A year later, a second body blow floored the estate. Always a great exporter, Fontanafredda had relied on its international success to keep itself stable. Unfortunately, 1929 saw the arrival of America’s Great Depression. This took away a huge customer base for Fontanafredda and the business started limping along.
Two years later, it was sold to the bank for just over 1 million lire. Control of the brand passed to the Gancia family and it appeared that Fontanafredda was dead in the water.
Over 70 years passed, the Fontanafredda struggling along without really making the waves that it had done previously. Then, something remarkable happened. The estate ended up back in the hands of the Piedmont natives who had worked so hard to build it into what it was. Suddenly, there were signs of life and Fontanafredda began producing again in full force.
This hard work culminated in the awarding of the prestigious “European Winery of the Year” award from Wine Enthusiast magazine in 2017.
Today, Fontanafredda is back at full strength.
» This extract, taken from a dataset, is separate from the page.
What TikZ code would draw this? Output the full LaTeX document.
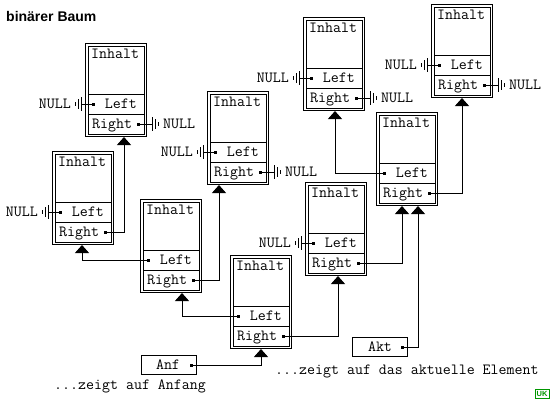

Now, let’s take a look at one of the wines that made it happen.
Fontanafredda Alta Langa Gatinera Brut Nature 2008
The Fontanafredda Alta Langa Gatinera Brut Nature 2008 is a beautiful sparkling white that is as far removed from the Barolo that the company built its name on as it is possible to get.
With stunningly fine bubbles, the wine has a golden colouring with just the occasional hint of green swimming between the fizz.
Bring it to the nose and you’ll immediately spot some fresh, fruity flavours. White fruits, such as pear and peach, make up the strongest notes in the bouquet. However, you’ll also notice fresh bread and toasted fruits too.
It has a stunningly fresh flavour too, with its acidity giving anybody who drinks it a nice kick. The persistent aftertaste is a pleasure to experience, as it combines spiciness with a touch of sweetness.